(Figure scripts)
• • • • • • •
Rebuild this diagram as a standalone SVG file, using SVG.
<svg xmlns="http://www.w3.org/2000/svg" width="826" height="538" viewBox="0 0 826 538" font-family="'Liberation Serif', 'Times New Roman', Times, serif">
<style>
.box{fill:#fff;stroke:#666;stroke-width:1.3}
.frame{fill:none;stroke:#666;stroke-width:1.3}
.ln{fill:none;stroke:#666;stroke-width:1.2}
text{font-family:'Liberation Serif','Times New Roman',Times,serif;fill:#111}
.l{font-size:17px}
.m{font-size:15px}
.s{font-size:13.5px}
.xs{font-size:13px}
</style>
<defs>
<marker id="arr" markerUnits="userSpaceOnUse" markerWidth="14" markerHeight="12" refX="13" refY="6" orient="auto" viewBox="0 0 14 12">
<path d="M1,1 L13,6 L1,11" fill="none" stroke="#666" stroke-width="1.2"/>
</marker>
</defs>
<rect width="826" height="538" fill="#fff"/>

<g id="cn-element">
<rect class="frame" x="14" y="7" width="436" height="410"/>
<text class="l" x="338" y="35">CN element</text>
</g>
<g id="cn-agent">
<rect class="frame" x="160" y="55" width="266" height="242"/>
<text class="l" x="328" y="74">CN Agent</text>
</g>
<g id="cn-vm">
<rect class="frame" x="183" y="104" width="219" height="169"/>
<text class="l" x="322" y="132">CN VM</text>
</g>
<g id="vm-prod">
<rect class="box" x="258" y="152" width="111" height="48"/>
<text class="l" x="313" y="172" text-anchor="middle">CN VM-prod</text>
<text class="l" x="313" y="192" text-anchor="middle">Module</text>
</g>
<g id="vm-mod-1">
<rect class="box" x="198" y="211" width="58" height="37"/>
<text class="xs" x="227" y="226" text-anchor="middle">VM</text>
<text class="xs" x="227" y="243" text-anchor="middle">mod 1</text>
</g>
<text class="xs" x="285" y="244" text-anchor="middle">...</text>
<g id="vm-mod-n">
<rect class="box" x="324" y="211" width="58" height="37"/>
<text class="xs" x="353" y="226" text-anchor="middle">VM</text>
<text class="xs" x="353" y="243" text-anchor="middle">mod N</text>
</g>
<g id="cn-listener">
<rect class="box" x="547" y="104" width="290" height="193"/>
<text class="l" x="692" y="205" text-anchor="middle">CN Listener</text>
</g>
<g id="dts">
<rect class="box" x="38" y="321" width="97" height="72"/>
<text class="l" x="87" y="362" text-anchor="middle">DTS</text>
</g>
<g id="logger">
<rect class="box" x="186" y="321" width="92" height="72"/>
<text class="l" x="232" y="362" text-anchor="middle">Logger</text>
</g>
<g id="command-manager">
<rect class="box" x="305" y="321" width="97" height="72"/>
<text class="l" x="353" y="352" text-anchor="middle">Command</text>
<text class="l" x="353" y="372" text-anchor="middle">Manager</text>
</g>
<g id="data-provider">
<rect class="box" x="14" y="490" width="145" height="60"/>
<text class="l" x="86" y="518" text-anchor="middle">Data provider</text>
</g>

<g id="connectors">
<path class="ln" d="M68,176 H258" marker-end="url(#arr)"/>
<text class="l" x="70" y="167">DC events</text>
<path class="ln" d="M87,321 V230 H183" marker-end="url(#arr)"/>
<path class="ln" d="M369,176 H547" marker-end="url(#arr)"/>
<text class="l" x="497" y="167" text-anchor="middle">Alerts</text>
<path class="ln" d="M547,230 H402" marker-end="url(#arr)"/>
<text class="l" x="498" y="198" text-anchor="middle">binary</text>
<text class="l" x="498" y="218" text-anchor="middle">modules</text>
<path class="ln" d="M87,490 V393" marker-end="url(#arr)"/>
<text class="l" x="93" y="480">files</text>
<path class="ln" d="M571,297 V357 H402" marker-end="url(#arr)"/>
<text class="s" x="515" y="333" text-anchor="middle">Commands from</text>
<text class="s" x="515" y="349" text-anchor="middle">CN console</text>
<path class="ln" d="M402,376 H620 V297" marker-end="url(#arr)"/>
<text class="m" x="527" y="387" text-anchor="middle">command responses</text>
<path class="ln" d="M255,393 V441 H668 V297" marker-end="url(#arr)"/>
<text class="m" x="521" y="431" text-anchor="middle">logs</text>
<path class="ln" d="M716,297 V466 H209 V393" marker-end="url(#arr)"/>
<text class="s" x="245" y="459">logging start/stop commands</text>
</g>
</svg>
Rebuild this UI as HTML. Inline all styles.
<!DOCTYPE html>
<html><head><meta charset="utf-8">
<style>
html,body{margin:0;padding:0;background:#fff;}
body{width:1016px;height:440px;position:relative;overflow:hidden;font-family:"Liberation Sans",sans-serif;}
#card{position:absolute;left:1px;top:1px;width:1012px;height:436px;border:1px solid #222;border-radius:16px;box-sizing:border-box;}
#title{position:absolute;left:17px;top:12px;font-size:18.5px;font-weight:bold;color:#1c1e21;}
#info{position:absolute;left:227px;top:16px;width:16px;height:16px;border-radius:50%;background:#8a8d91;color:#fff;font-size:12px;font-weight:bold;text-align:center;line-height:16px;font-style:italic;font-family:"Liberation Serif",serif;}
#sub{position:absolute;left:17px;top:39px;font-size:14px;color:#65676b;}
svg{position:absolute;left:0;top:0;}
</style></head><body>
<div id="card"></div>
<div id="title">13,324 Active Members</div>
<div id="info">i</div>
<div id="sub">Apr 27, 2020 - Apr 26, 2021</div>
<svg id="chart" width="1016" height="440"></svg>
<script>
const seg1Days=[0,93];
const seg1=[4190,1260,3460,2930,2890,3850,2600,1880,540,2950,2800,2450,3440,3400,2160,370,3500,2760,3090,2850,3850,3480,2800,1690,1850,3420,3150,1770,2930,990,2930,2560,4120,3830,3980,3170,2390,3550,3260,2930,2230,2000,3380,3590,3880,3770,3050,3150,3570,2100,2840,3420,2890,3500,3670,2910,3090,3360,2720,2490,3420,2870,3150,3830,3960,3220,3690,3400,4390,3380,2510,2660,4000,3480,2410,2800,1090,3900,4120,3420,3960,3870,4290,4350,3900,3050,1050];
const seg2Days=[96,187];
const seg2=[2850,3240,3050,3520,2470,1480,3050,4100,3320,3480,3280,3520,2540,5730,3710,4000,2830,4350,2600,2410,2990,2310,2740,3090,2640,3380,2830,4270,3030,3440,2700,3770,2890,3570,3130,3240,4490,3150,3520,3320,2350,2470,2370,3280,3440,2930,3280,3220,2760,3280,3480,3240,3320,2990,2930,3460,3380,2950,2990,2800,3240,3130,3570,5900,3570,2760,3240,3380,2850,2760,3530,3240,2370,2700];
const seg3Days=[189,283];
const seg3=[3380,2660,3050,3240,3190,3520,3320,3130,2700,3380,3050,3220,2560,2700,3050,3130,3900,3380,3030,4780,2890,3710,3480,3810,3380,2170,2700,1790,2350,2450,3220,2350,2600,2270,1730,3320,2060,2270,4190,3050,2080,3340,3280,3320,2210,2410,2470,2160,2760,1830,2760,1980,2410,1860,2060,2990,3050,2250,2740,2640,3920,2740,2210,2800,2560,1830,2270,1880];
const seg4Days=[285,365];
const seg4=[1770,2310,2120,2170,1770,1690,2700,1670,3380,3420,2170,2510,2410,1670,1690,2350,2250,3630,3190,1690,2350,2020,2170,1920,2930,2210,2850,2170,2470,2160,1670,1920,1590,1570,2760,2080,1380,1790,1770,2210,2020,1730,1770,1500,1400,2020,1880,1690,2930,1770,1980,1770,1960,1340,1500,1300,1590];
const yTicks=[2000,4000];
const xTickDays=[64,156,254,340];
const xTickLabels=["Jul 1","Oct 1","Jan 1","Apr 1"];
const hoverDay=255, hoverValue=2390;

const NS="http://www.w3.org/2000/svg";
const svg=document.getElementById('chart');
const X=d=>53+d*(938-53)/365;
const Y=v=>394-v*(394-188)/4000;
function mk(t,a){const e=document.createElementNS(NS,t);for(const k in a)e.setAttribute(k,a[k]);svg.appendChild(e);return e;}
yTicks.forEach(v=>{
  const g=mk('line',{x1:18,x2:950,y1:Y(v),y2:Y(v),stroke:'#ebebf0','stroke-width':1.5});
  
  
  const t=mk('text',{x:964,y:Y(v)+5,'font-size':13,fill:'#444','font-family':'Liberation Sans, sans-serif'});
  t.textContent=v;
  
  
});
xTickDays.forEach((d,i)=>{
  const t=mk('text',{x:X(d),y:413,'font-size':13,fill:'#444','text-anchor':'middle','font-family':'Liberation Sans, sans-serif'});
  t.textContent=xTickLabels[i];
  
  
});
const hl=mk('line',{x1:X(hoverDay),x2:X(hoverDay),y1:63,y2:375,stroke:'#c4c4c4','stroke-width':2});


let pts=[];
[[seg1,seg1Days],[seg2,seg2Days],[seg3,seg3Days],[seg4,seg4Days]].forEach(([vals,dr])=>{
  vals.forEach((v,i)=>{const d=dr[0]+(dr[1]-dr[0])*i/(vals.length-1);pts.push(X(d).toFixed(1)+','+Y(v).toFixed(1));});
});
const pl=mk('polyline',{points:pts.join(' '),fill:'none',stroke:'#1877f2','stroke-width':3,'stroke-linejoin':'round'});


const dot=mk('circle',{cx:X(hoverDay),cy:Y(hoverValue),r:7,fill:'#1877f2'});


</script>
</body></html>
• • • • • • •
▶ SET TASK
Every line of the listing that holds "Rebuild" should be found and copied.

▶ FULL OUTPUT
Rebuild this diagram as a standalone SVG file, using SVG.
Rebuild this UI as HTML. Inline all styles.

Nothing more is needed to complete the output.